▶ _Task prompt_
For each line in the data below that holds "with", return a copy.

▶ _Data to use_
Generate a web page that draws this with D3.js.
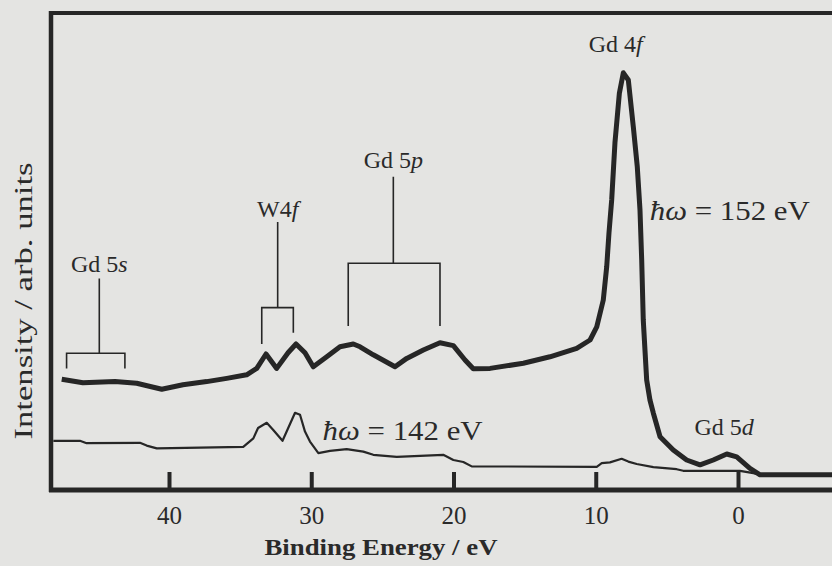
<!DOCTYPE html>
<html><head><meta charset="utf-8">
<script src="https://cdn.jsdelivr.net/npm/d3@7"></script>
<style>
html,body{margin:0;padding:0;background:#e4e4e2;}
svg{display:block;}
text{font-family:"Liberation Serif","Times New Roman",serif;fill:#2a2a2a;}
</style></head>
<body><svg id="c" width="832" height="566"></svg>
<script>
// Binding energy (eV) and intensity (arb. units)
const energy152 = [47.54,46.05,43.80,42.27,40.51,39.02,37.35,35.94,34.54,33.83,33.18,32.43,31.63,31.07,30.44,29.86,28.91,27.98,27.04,26.57,25.64,24.11,23.29,22.12,20.95,20.01,19.19,18.61,17.43,15.09,13.22,11.34,10.40,9.93,9.47,9.23,9.07,8.88,8.65,8.34,8.06,7.71,7.36,7.08,6.89,6.77,6.66,6.42,6.19,5.95,5.48,4.55,3.61,2.67,1.74,0.79,0.09,-0.84,-1.55,-7.5];
const intensity152 = [27.7,26.8,27.1,26.7,25.2,26.3,27.1,27.9,28.8,30.4,34.0,30.4,34.3,36.5,34.3,30.8,33.3,35.8,36.5,35.8,33.8,30.8,32.9,35.0,36.8,36.1,32.5,30.3,30.4,31.7,33.3,35.4,37.5,40.8,47.5,55.8,64.3,72.5,86.8,99.2,104.3,102.5,90.8,80.8,70.0,57.5,42.5,27.5,22.5,19.2,13.3,10.0,7.5,6.3,7.5,9.0,8.3,5.4,3.8,3.8];
const energy142 = [48.13,46.26,45.79,42.04,41.57,40.86,34.78,34.07,33.74,33.13,32.67,32.02,31.14,30.79,30.44,30.09,29.50,28.68,27.51,26.34,25.64,23.99,20.72,20.01,19.31,18.72,9.93,9.58,9.00,8.18,7.71,7.12,5.95,4.31,3.85,-0.14,-1.08,-1.55,-7.5];
const intensity142 = [12.3,12.3,11.7,11.8,11.1,10.4,10.8,12.9,15.5,16.8,15.0,12.3,19.3,18.8,14.6,12.1,9.2,9.8,10.2,9.6,8.8,8.3,8.8,7.5,7.0,5.9,5.8,6.7,6.9,7.8,7.1,6.5,5.7,5.2,4.8,4.8,4.2,3.8,3.8];
const tickValues = [40,30,20,10,0];
const xTitle = "Binding Energy / eV";
const yTitle = "Intensity / arb. units";
// bracket annotations: energies of bracket ends / stem, intensity levels
const bracketLabels = [["Gd 5","s"],["W4","f"],["Gd 5","p"]];
const bracketLeft  = [47.2, 33.48, 27.40];
const bracketRight = [43.1, 31.26, 20.95];
const bracketStem  = [44.9, 32.36, 24.23];
const bracketBar   = [34.2, 45.6, 56.7];
const bracketLegL  = [30.4, 36.5, 41.0];
const bracketLegR  = [30.4, 39.3, 41.0];
const bracketTop   = [52.9, 67.0, 78.3];
const bracketText  = [54.5, 68.3, 80.5];
// peak labels
const peakLabels = [["Gd 4","f"],["Gd 5","d"]];
const peakE = [8.6, 0.98];
const peakI = [109.5, 13.8];

const svg = d3.select("#c");
const x = d3.scaleLinear().domain([40,0]).range([169,738]);
const y = d3.scaleLinear().domain([0,105]).range([490,70]);
const ink = "#262626";

// frame
svg.append("line").attr("x1",51).attr("x2",840).attr("y1",13).attr("y2",13).attr("stroke",ink).attr("stroke-width",4);
svg.append("line").attr("x1",51).attr("x2",51).attr("y1",11).attr("y2",492).attr("stroke",ink).attr("stroke-width",4.5);
svg.append("line").attr("x1",49).attr("x2",840).attr("y1",y(0)).attr("y2",y(0)).attr("stroke",ink).attr("stroke-width",5);

// axis with inward ticks
const ax = svg.append("g").attr("transform",`translate(0,${y(0)})`)
  .call(d3.axisBottom(x).tickValues(tickValues).tickSizeInner(-18).tickSizeOuter(0).tickFormat(d3.format("d")));
ax.select(".domain").remove();
ax.selectAll(".tick line").attr("stroke",ink).attr("stroke-width",4);
ax.selectAll(".tick text").attr("y",34).attr("dy",0).attr("font-size",25)
  .style("font-family",'"Liberation Serif",serif').attr("fill","#2a2a2a");

// titles
svg.append("text").attr("x",381).attr("y",555).attr("text-anchor","middle")
  .attr("font-size",24).attr("font-weight","bold").attr("textLength",233).attr("lengthAdjust","spacingAndGlyphs").text(xTitle);
svg.append("text").attr("transform","translate(32,301) rotate(-90)").attr("text-anchor","middle")
  .attr("font-size",25).attr("textLength",277).attr("lengthAdjust","spacingAndGlyphs").text(yTitle);

// spectra
const line = d3.line().x(d=>x(d[0])).y(d=>y(d[1]));
svg.append("path").datum(d3.zip(energy142,intensity142)).attr("d",line)
  .attr("fill","none").attr("stroke",ink).attr("stroke-width",2.2).attr("stroke-linejoin","round");
svg.append("path").datum(d3.zip(energy152,intensity152)).attr("d",line)
  .attr("fill","none").attr("stroke",ink).attr("stroke-width",5).attr("stroke-linejoin","round");

// brackets
bracketLabels.forEach((lab,i)=>{
  const g = svg.append("g").attr("stroke",ink).attr("stroke-width",1.6).attr("fill","none");
  g.append("path").attr("d",
    `M${x(bracketLeft[i])},${y(bracketLegL[i])}V${y(bracketBar[i])}H${x(bracketRight[i])}V${y(bracketLegR[i])}`+
    `M${x(bracketStem[i])},${y(bracketBar[i])}V${y(bracketTop[i])}`);
  const t = svg.append("text").attr("x",x(bracketStem[i])).attr("y",y(bracketText[i]))
    .attr("text-anchor","middle").attr("font-size",24);
  t.append("tspan").text(lab[0]);
  t.append("tspan").attr("font-style","italic").text(lab[1]);
});

// peak labels
peakLabels.forEach((lab,i)=>{
  const t = svg.append("text").attr("x",x(peakE[i])).attr("y",y(peakI[i]))
    .attr("text-anchor","middle").attr("font-size",24);
  t.append("tspan").text(lab[0]);
  t.append("tspan").attr("font-style","italic").text(lab[1]);
});

// photon energy labels
const hw = [["152",6.2,67.5],["142",29.2,12.5]];
hw.forEach(([v,e,iv])=>{
  const t = svg.append("text").attr("x",x(e)).attr("y",y(iv)).attr("font-size",27)
    .attr("textLength",160).attr("lengthAdjust","spacingAndGlyphs");
  t.append("tspan").attr("font-style","italic").text("ħω");
  t.append("tspan").text(" = "+v+" eV");
});
</script></body></html>
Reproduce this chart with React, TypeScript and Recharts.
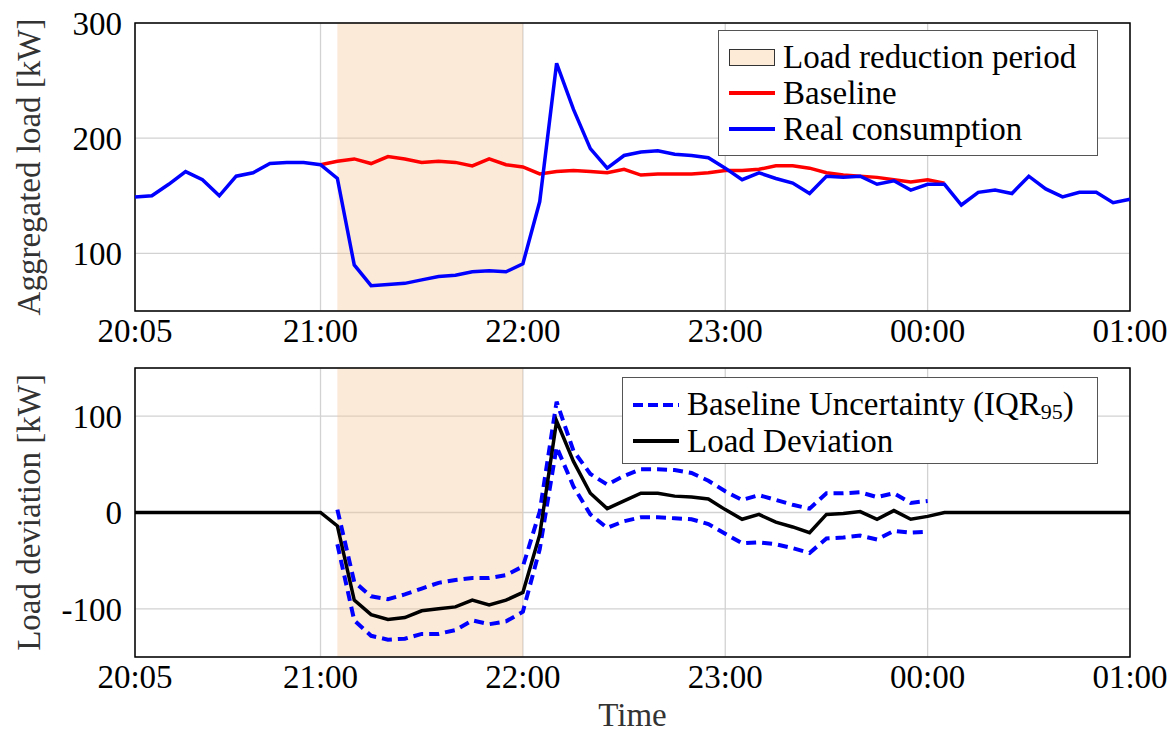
import React from 'react';
import {
  LineChart,
  Line,
  XAxis,
  YAxis,
  CartesianGrid,
  ReferenceArea,
} from 'recharts';

const FONT = '"Liberation Serif", "Times New Roman", serif';

// 5-minute steps, 20:05 -> 01:00
const times = [
  '20:05', '20:10', '20:15', '20:20', '20:25', '20:30', '20:35', '20:40', '20:45', '20:50', '20:55', '21:00',
  '21:05', '21:10', '21:15', '21:20', '21:25', '21:30', '21:35', '21:40', '21:45', '21:50', '21:55', '22:00',
  '22:05', '22:10', '22:15', '22:20', '22:25', '22:30', '22:35', '22:40', '22:45', '22:50', '22:55', '23:00',
  '23:05', '23:10', '23:15', '23:20', '23:25', '23:30', '23:35', '23:40', '23:45', '23:50', '23:55', '00:00',
  '00:05', '00:10', '00:15', '00:20', '00:25', '00:30', '00:35', '00:40', '00:45', '00:50', '00:55', '01:00',
];

const xTicks = ['20:05', '21:00', '22:00', '23:00', '00:00', '01:00'];
const topYTicks = [100, 200, 300];
const bottomYTicks = [-100, 0, 100];

const realConsumption = [
  149, 150, 160, 171, 164, 150, 167, 170, 178, 179, 179, 177,
  165, 90, 72, 73, 74, 77, 80, 81, 84, 85, 84, 91,
  145, 265, 225, 191, 174, 185, 188, 189, 186, 185, 183, 174,
  164, 170, 165, 161, 152, 167, 166, 167, 160, 163, 155, 160,
  160, 142, 153, 155, 152, 167, 156, 149, 153, 153, 144, 147,
];

const baseline = [
  null, null, null, null, null, null, null, null, null, null, null, 177,
  180, 182, 178, 184, 182, 179, 180, 179, 176, 182, 177, 175,
  169, 171, 172, 171, 170, 173, 168, 169, 169, 169, 170, 172,
  172, 173, 176, 176, 174, 170, 168, 167, 166, 164, 162, 164,
  161, null, null, null, null, null, null, null, null, null, null, null,
];

const loadDeviation = [
  0, 0, 0, 0, 0, 0, 0, 0, 0, 0, 0, 0,
  -14, -91, -106, -111, -109, -102, -100, -98, -91, -96, -91, -83,
  -23, 95, 53, 20, 4, 12, 20, 20, 17, 16, 14, 3,
  -7, -2, -10, -15, -21, -2, -1, 1, -7, 2, -7, -4,
  0, 0, 0, 0, 0, 0, 0, 0, 0, 0, 0, 0,
];

const iqrUpper = [
  null, null, null, null, null, null, null, null, null, null, null, null,
  3, -72, -87, -90, -85, -79, -73, -70, -68, -68, -65, -56,
  1, 115, 64, 40, 29, 38, 45, 45, 44, 41, 33, 22,
  13, 18, 13, 8, 4, 20, 20, 21, 16, 20, 10, 12,
  null, null, null, null, null, null, null, null, null, null, null, null,
];

const iqrLower = [
  null, null, null, null, null, null, null, null, null, null, null, null,
  -33, -112, -128, -132, -131, -126, -126, -122, -112, -116, -113, -103,
  -38, 68, 27, -2, -16, -9, -5, -5, -6, -7, -12, -22,
  -32, -31, -33, -37, -42, -27, -26, -24, -28, -19, -21, -20,
  null, null, null, null, null, null, null, null, null, null, null, null,
];

const reductionStart = '21:05';
const reductionEnd = '22:00';

const rows = times.map((t, i) => ({
  time: t,
  real: realConsumption[i],
  baseline: baseline[i],
  deviation: loadDeviation[i],
  upper: iqrUpper[i],
  lower: iqrLower[i],
}));

const tickStyle = { fill: '#000', fontSize: 33, fontFamily: FONT };
const labelStyle = { fill: '#333', fontSize: 33, fontFamily: FONT, textAnchor: 'middle' as const };
const gridColor = '#d2d2d2';
// semi-transparent so grid lines still show through the shaded band
const shadeFill = '#f8c99a';
const shadeOpacity = 0.38;

function LegendRow({ swatch, children }: { swatch: React.ReactNode; children: React.ReactNode }) {
  return (
    <div style={{ display: 'flex', alignItems: 'center', height: 36 }}>
      <div style={{ width: 54, display: 'flex', alignItems: 'center' }}>{swatch}</div>
      <div style={{ whiteSpace: 'nowrap' }}>{children}</div>
    </div>
  );
}

function lineSwatch(color: string, dash?: string) {
  return (
    <svg width={48} height={10}>
      <line x1={0} y1={5} x2={46} y2={5} stroke={color} strokeWidth={4} strokeDasharray={dash} />
    </svg>
  );
}

export default function App() {
  return (
    <div style={{ position: 'absolute', left: 0, top: 0, width: 1167, height: 734, background: '#fff' }}>
      <div style={{ position: 'absolute', left: 0, top: 0 }}>
        <LineChart width={1167} height={350} data={rows} margin={{ top: 23, right: 37, bottom: 0, left: 0 }}>
          <ReferenceArea x1={reductionStart} x2={reductionEnd} fill={shadeFill} fillOpacity={shadeOpacity} stroke="none" />
          <CartesianGrid stroke={gridColor} strokeWidth={1.3} />
          <XAxis
            dataKey="time"
            ticks={xTicks}
            interval={0}
            tick={tickStyle}
            axisLine={false}
            tickLine={false}
            tickMargin={2}
            height={39}
          />
          <YAxis
            domain={[50, 300]}
            ticks={topYTicks}
            tick={tickStyle}
            axisLine={false}
            tickLine={false}
            tickMargin={7}
            width={135}
            label={{ value: 'Aggregated load [kW]', angle: -90, position: 'insideLeft', offset: 28, style: labelStyle }}
          />
          <Line type="linear" dataKey="baseline" stroke="#ff0000" strokeWidth={3.5} dot={false} isAnimationActive={false} />
          <Line type="linear" dataKey="real" stroke="#0000ff" strokeWidth={3.5} dot={false} isAnimationActive={false} />
          <ReferenceArea x1="20:05" x2="01:00" y1={50} y2={300} fill="none" stroke="#000" strokeWidth={1.5} />
        </LineChart>
      </div>

      <div style={{ position: 'absolute', left: 0, top: 345 }}>
        <LineChart width={1167} height={389} data={rows} margin={{ top: 23, right: 37, bottom: 0, left: 0 }}>
          <ReferenceArea x1={reductionStart} x2={reductionEnd} fill={shadeFill} fillOpacity={shadeOpacity} stroke="none" />
          <CartesianGrid stroke={gridColor} strokeWidth={1.3} />
          <XAxis
            dataKey="time"
            ticks={xTicks}
            interval={0}
            tick={tickStyle}
            axisLine={false}
            tickLine={false}
            tickMargin={2}
            height={77}
            label={{ value: 'Time', position: 'insideBottom', offset: 8, style: labelStyle }}
          />
          <YAxis
            domain={[-150, 150]}
            ticks={bottomYTicks}
            tick={tickStyle}
            axisLine={false}
            tickLine={false}
            tickMargin={7}
            width={135}
            label={{ value: 'Load deviation [kW]', angle: -90, position: 'insideLeft', offset: 28, style: labelStyle }}
          />
          <Line type="linear" dataKey="upper" stroke="#0000ff" strokeWidth={4} strokeDasharray="10 6" dot={false} isAnimationActive={false} />
          <Line type="linear" dataKey="lower" stroke="#0000ff" strokeWidth={4} strokeDasharray="10 6" dot={false} isAnimationActive={false} />
          <Line type="linear" dataKey="deviation" stroke="#000" strokeWidth={3.5} dot={false} isAnimationActive={false} />
          <ReferenceArea x1="20:05" x2="01:00" y1={-150} y2={150} fill="none" stroke="#000" strokeWidth={1.5} />
        </LineChart>
      </div>

      {/* top legend */}
      <div
        style={{
          position: 'absolute', left: 718, top: 30, width: 380, height: 126, boxSizing: 'border-box',
          border: '1.5px solid #555', background: '#fff', fontFamily: FONT, fontSize: 33, color: '#000',
          padding: '8px 0 0 10px',
        }}
      >
        <LegendRow swatch={<div style={{ width: 44, height: 15, background: '#fdebd8', border: '1.5px solid #333' }} />}>
          Load reduction period
        </LegendRow>
        <LegendRow swatch={lineSwatch('#ff0000')}>Baseline</LegendRow>
        <LegendRow swatch={lineSwatch('#0000ff')}>Real consumption</LegendRow>
      </div>

      {/* bottom legend */}
      <div
        style={{
          position: 'absolute', left: 622, top: 377, width: 476, height: 87, boxSizing: 'border-box',
          border: '1.5px solid #555', background: '#fff', fontFamily: FONT, fontSize: 33, color: '#000',
          padding: '9px 0 0 10px',
        }}
      >
        <LegendRow swatch={lineSwatch('#0000ff', '10 5')}>
          Baseline Uncertainty (IQR<sub style={{ fontSize: 22, verticalAlign: '-4px' }}>95</sub>)
        </LegendRow>
        <LegendRow swatch={lineSwatch('#000')}>Load Deviation</LegendRow>
      </div>
    </div>
  );
}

▶ _Response below_
Generate a web page that draws this with D3.js.
// axis with inward ticks
Reproduce this chart with React, TypeScript and Recharts.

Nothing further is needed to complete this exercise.